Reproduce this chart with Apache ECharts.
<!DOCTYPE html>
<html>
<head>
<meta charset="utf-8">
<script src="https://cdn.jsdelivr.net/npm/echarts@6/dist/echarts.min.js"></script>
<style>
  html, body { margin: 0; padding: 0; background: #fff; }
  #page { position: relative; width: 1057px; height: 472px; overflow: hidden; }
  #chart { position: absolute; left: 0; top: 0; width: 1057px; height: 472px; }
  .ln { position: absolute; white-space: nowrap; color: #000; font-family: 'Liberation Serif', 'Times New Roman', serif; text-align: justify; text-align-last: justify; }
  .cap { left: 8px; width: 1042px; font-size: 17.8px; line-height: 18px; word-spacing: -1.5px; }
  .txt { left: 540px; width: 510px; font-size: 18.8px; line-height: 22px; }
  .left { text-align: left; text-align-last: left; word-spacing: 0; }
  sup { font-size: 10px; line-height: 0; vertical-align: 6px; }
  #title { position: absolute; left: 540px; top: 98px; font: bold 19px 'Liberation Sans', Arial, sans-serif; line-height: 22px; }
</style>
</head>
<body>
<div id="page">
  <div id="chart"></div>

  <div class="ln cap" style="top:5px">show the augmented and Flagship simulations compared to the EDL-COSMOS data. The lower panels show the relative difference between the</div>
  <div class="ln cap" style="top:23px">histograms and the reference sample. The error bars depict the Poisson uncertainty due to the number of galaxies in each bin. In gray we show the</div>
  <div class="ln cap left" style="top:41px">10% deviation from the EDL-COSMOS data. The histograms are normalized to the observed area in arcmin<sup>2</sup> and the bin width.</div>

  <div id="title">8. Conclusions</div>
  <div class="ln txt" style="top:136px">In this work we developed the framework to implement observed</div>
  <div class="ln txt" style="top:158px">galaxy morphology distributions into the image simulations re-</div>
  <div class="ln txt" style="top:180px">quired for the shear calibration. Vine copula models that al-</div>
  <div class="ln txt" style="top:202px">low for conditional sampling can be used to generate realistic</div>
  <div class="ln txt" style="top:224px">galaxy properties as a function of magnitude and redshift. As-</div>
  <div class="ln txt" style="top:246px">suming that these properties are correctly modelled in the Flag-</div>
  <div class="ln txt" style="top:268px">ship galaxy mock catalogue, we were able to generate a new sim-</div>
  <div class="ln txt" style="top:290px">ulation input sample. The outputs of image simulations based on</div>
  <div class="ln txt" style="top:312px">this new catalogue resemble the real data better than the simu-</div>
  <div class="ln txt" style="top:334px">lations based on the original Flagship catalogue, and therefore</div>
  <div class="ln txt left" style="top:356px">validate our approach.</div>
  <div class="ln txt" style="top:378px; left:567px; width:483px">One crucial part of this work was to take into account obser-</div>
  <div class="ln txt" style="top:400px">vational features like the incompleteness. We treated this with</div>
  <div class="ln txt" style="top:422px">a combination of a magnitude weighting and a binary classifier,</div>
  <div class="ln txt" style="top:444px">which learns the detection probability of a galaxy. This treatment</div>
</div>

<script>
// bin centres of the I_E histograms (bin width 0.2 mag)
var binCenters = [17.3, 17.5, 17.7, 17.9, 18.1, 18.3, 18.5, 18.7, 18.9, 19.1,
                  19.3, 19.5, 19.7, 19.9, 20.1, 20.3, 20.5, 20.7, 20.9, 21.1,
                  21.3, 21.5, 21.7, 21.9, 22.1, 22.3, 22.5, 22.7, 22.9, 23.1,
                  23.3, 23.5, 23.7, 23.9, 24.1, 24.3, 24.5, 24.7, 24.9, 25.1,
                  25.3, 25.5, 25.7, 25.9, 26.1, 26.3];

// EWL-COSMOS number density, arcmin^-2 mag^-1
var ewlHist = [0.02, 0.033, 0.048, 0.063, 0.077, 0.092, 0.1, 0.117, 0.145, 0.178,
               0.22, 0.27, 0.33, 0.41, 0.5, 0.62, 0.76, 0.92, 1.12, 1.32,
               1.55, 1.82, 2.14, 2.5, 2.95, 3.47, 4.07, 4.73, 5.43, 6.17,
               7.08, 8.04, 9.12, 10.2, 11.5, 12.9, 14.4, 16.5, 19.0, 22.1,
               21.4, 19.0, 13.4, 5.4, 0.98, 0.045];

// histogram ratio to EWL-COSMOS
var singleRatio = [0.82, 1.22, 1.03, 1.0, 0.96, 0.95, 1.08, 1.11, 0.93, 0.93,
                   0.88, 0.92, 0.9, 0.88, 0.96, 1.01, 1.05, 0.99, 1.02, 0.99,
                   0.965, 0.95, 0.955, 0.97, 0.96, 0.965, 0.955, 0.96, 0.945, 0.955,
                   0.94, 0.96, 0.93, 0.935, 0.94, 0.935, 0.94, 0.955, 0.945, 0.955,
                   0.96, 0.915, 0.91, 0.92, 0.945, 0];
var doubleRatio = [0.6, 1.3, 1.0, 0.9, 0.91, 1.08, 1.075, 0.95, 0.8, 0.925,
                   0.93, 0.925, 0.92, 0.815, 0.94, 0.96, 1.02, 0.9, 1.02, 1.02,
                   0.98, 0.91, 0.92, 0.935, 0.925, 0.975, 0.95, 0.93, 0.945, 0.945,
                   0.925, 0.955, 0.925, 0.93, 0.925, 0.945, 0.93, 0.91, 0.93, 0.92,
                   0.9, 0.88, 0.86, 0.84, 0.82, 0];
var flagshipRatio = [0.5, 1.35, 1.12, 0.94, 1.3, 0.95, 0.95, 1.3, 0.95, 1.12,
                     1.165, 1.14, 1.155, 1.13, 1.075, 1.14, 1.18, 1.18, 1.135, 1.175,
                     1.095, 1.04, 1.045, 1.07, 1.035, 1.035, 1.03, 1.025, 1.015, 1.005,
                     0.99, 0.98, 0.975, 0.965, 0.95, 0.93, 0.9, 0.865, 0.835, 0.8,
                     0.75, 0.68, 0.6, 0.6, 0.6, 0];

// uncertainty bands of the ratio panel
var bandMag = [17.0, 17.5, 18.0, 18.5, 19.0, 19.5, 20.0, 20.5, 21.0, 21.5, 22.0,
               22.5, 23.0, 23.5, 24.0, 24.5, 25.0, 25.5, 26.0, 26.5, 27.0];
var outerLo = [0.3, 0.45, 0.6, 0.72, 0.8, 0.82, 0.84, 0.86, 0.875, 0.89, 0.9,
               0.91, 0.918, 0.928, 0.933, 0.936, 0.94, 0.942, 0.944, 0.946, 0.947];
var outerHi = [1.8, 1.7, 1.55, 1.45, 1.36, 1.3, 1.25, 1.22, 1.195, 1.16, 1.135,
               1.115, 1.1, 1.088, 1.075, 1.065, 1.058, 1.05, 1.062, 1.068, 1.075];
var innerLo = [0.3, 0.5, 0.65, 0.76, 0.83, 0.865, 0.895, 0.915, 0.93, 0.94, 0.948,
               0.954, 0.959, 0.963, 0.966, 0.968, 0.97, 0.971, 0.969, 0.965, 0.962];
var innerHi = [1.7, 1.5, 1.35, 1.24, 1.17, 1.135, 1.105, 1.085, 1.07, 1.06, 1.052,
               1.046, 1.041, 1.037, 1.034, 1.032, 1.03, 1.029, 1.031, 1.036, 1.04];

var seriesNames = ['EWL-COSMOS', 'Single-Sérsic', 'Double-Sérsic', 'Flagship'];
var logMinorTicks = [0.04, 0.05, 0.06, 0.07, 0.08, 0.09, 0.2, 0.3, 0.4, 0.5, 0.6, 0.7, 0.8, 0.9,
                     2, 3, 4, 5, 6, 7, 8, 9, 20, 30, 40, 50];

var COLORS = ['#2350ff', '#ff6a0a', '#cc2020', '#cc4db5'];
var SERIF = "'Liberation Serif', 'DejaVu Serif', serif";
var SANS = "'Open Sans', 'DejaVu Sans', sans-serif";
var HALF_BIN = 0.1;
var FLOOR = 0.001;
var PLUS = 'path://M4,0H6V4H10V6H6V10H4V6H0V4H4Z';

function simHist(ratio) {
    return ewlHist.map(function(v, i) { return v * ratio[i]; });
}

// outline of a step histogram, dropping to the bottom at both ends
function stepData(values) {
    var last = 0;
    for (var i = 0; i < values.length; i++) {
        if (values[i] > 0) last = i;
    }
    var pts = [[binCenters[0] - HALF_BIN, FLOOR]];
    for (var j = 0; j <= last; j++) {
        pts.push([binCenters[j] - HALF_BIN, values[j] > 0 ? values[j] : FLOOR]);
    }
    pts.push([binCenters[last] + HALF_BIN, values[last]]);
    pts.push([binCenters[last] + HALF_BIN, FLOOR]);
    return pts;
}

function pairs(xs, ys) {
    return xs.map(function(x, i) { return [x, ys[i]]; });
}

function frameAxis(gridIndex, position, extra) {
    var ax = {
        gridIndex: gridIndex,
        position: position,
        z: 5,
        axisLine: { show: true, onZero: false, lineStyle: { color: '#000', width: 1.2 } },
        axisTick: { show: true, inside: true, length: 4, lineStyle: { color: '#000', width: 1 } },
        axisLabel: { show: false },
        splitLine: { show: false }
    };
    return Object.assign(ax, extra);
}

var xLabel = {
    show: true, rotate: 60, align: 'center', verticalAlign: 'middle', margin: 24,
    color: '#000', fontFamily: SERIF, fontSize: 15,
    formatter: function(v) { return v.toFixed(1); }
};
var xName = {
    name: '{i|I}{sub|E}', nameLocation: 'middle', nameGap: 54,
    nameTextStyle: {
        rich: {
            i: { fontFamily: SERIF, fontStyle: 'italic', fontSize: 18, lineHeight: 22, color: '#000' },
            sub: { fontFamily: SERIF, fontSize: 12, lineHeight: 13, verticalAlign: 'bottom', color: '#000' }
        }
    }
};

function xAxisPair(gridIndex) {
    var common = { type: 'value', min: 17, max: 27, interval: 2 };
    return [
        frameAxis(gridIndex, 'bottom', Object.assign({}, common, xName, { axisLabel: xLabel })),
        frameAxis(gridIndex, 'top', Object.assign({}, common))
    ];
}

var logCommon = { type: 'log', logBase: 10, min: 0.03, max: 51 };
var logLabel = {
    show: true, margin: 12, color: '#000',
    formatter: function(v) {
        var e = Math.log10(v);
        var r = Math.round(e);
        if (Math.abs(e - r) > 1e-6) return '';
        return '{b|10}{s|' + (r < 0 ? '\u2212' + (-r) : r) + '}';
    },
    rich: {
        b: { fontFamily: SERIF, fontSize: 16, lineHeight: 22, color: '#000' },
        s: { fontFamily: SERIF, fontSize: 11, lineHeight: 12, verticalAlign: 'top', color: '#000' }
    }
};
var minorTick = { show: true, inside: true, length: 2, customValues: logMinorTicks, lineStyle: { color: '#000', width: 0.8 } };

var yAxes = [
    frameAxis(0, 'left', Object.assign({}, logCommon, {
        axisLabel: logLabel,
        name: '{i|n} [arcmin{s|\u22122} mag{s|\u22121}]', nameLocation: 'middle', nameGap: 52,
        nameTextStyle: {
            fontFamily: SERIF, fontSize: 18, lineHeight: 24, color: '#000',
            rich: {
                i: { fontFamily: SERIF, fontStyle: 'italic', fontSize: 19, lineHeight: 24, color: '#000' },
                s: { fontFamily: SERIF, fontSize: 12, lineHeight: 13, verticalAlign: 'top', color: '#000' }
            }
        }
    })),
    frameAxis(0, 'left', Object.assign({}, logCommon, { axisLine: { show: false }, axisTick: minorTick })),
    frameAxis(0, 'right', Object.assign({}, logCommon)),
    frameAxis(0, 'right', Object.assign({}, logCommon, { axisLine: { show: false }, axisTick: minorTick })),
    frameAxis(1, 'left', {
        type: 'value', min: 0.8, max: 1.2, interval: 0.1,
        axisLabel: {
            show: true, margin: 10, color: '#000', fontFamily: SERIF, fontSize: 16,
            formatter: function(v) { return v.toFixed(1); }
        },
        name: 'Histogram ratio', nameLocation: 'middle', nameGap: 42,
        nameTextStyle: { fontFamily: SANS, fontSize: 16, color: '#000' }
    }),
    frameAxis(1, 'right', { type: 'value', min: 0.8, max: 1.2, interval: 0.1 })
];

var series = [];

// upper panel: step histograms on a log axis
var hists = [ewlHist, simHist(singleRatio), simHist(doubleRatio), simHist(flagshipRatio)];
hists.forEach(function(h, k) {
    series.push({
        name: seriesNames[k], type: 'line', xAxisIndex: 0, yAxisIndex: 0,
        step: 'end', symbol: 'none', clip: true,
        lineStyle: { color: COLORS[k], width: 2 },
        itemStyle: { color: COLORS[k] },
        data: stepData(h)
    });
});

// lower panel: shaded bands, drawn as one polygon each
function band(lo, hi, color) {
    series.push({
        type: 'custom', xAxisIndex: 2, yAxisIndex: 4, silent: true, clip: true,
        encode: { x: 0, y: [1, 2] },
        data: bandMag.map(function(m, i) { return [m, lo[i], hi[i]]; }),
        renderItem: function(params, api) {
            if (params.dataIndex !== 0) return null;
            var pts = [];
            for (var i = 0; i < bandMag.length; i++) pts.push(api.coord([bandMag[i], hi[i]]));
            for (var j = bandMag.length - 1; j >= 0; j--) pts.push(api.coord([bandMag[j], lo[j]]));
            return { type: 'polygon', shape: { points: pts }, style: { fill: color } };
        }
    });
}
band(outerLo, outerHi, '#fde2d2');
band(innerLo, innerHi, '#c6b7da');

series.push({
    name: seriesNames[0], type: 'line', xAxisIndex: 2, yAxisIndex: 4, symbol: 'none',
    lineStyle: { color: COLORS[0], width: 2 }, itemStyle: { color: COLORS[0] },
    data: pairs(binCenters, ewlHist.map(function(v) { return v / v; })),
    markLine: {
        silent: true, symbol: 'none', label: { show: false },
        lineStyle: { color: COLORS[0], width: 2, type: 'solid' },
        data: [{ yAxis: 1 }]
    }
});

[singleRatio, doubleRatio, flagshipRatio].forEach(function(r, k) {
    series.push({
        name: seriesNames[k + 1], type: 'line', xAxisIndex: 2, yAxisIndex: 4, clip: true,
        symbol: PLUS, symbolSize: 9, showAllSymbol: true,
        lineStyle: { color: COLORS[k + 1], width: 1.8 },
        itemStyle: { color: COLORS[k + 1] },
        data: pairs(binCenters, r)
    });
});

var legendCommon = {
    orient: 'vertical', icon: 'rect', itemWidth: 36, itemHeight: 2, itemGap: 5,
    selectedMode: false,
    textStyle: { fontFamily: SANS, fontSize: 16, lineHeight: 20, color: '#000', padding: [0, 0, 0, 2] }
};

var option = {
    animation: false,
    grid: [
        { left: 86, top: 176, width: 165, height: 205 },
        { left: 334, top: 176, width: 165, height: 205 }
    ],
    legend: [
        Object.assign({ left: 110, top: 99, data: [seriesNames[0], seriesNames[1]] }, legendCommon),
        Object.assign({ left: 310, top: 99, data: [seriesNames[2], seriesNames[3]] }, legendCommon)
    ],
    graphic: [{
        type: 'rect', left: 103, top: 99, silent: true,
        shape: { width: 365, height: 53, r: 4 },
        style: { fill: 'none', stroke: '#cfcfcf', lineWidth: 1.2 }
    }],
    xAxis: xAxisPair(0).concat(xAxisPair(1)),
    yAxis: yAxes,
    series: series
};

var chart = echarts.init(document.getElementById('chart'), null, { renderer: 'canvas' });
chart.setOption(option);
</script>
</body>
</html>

::::

▸ Problem requirements
Return exactly the lines from the beginning of the data above through the one containing "the bin width.</div>", please. Include both end lines and add nothing else.

▸ Task output
Reproduce this chart with Apache ECharts.
<!DOCTYPE html>
<html>
<head>
<meta charset="utf-8">
<script src="https://cdn.jsdelivr.net/npm/echarts@6/dist/echarts.min.js"></script>
<style>
  html, body { margin: 0; padding: 0; background: #fff; }
  #page { position: relative; width: 1057px; height: 472px; overflow: hidden; }
  #chart { position: absolute; left: 0; top: 0; width: 1057px; height: 472px; }
  .ln { position: absolute; white-space: nowrap; color: #000; font-family: 'Liberation Serif', 'Times New Roman', serif; text-align: justify; text-align-last: justify; }
  .cap { left: 8px; width: 1042px; font-size: 17.8px; line-height: 18px; word-spacing: -1.5px; }
  .txt { left: 540px; width: 510px; font-size: 18.8px; line-height: 22px; }
  .left { text-align: left; text-align-last: left; word-spacing: 0; }
  sup { font-size: 10px; line-height: 0; vertical-align: 6px; }
  #title { position: absolute; left: 540px; top: 98px; font: bold 19px 'Liberation Sans', Arial, sans-serif; line-height: 22px; }
</style>
</head>
<body>
<div id="page">
  <div id="chart"></div>

  <div class="ln cap" style="top:5px">show the augmented and Flagship simulations compared to the EDL-COSMOS data. The lower panels show the relative difference between the</div>
  <div class="ln cap" style="top:23px">histograms and the reference sample. The error bars depict the Poisson uncertainty due to the number of galaxies in each bin. In gray we show the</div>
  <div class="ln cap left" style="top:41px">10% deviation from the EDL-COSMOS data. The histograms are normalized to the observed area in arcmin<sup>2</sup> and the bin width.</div>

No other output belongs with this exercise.